Demain, qui va financer les associations sportives ?
Au total, la pandémie a donc profondément amplifié et diversifié les modalités d’engagement des entreprises. Mais qu’en sera-t-il demain, dans le contexte de besoins immenses qui s’annonce? Les entreprises vont-elles poursuivre leur effort, et sous quelle forme ? En dépit de leurs propres difficultés durant la crise, 63% des entreprises ont conservé le budget qu’elles consacrent habituellement au mécénat. Pour la suite, «dès l’an prochain, les budgets qui sont en régie directe peuvent être réajustés. Lorsqu’ils sont gérés par une fondation, cela pourra se faire à échéance du mandat», analyse Diane Abel.
Et, au delà des sommes engagées, ce sont les causes soutenues qui pourraient évoluer : 41% des entreprises ont déclaré entrer en réflexion pour faire évoluer leurs axes d’intervention et 7% affirment déjà qu’elles investiront de nouveaux domaines. «Il y a beaucoup d’inquiétude chez les associations. Certaines ont déjà constaté une baisse des dons, alors que celles dont les thématiques étaient au cœur de l’urgence ont connu une augmentation. En termes de domaines d’intervention, les cartes vont être rebattues», souligne Sylvaine Parriaux, déléguée générale d’Admical. En particulier, les domaines de la culture, du sport et de l’écologie pourraient souffrir de désaffection. Un phénomène qui pourrait être accentué par la fiscalité : celle-ci favorise les dons dirigées vers les structures relevant de la loi Coluche (social) en autorisant une réduction fiscale de 75% des montants, contre 60% pour les autres organismes d’intérêt général .

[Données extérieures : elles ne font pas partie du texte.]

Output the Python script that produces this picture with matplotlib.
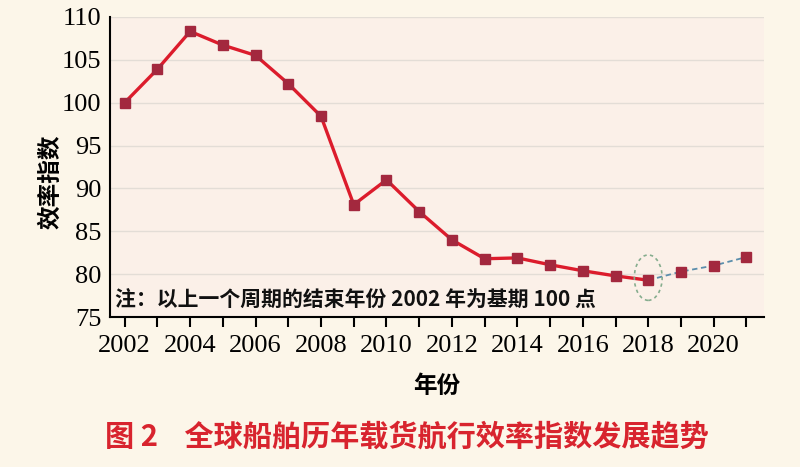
import matplotlib
matplotlib.use("Agg")
import matplotlib.pyplot as plt
from matplotlib.patches import Ellipse

years = [2002, 2003, 2004, 2005, 2006, 2007, 2008, 2009, 2010, 2011,
         2012, 2013, 2014, 2015, 2016, 2017, 2018, 2019, 2020, 2021]
values = [100.0, 103.9, 108.3, 106.7, 105.5, 102.2, 98.4, 88.1, 91.0, 87.3,
          84.0, 81.8, 81.9, 81.1, 80.4, 79.8, 79.3, 80.3, 81.0, 82.0]
split = 16  # index of 2018, last actual year

yticks = [75, 80, 85, 90, 95, 100, 105, 110]
xlabels = [2002, 2004, 2006, 2008, 2010, 2012, 2014, 2016, 2018, 2020]

title = "图 2    全球船舶历年载货航行效率指数发展趋势"
xlab = "年份"
ylab = "效率指数"
note = "注：以上一个周期的结束年份 2002 年为基期 100 点"

bg = "#fcf6e9"
fig = plt.figure(figsize=(8, 4.67), dpi=100, facecolor=bg)
ax = fig.add_axes([0.1375, 0.321, 0.818, 0.643])
ax.set_facecolor("#fbf0e8")

cjk = ["Noto Sans CJK SC", "DejaVu Sans"]
serif = "Liberation Serif"

ax.grid(axis="y", color="#e3ddd6", linewidth=1.0)
ax.set_axisbelow(True)

ax.plot(years[split:], values[split:], color="#5b8eac", linewidth=1.3,
        linestyle=(0, (3, 2)), zorder=3)
ax.plot(years[:split + 1], values[:split + 1], color="#dc1c2c", linewidth=2.4, zorder=4)
ax.plot(years, values, linestyle="none", marker="s", markersize=6.5,
        color="#a3283e", zorder=5)

ell = Ellipse((years[split], values[split] + 0.3), 0.85, 5.3, fill=False,
              edgecolor="#86ad8e", linestyle=(0, (2, 2)), linewidth=1.2, zorder=6)
ax.add_patch(ell)

ax.set_xlim(2001.55, 2021.55)
ax.set_ylim(75, 110)
ax.set_yticks(yticks)
ax.set_yticklabels([str(v) for v in yticks], fontfamily=serif, fontsize=19)
ax.set_xticks(years, minor=True)
ax.set_xticks(xlabels)
ax.set_xticklabels([str(v) for v in xlabels], fontfamily=serif, fontsize=19)
ax.tick_params(axis="x", which="both", direction="out", length=7, width=1.5,
               colors="black", pad=6)
ax.tick_params(axis="y", length=0, pad=6)

for s in ["top", "right"]:
    ax.spines[s].set_visible(False)
for s in ["left", "bottom"]:
    ax.spines[s].set_linewidth(1.5)
    ax.spines[s].set_color("black")

ax.set_xlabel(xlab, family=cjk, fontsize=17, fontweight="bold", labelpad=12)
ax.set_ylabel(ylab, family=cjk, fontsize=17, fontweight="bold")
ax.yaxis.set_label_coords(-0.072, 0.45)

ax.text(0.008, 0.055, note, transform=ax.transAxes, family=cjk, fontsize=15,
        fontweight="bold", va="center", ha="left", color="#111111")

fig.text(0.131, 0.064, title, family=cjk, fontsize=21, fontweight="bold",
         color="#d8242e", va="center", ha="left")

fig.savefig("out.png", dpi=100, facecolor=bg)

Déjà, le monde associatif tire la sonnette d’alarme : d’après une enquête réalisée par le Mouvement Associatif, les associations connaissent de nombreuses difficultés financières : une sur cinq rencontre des problèmes dans le maintien de ses partenaires, et une sur quatre dispose de moins de trois mois de trésorerie. Et 30 000 d’entre elles n’écartent pas l’hypothèse de devoir fermer leurs portes.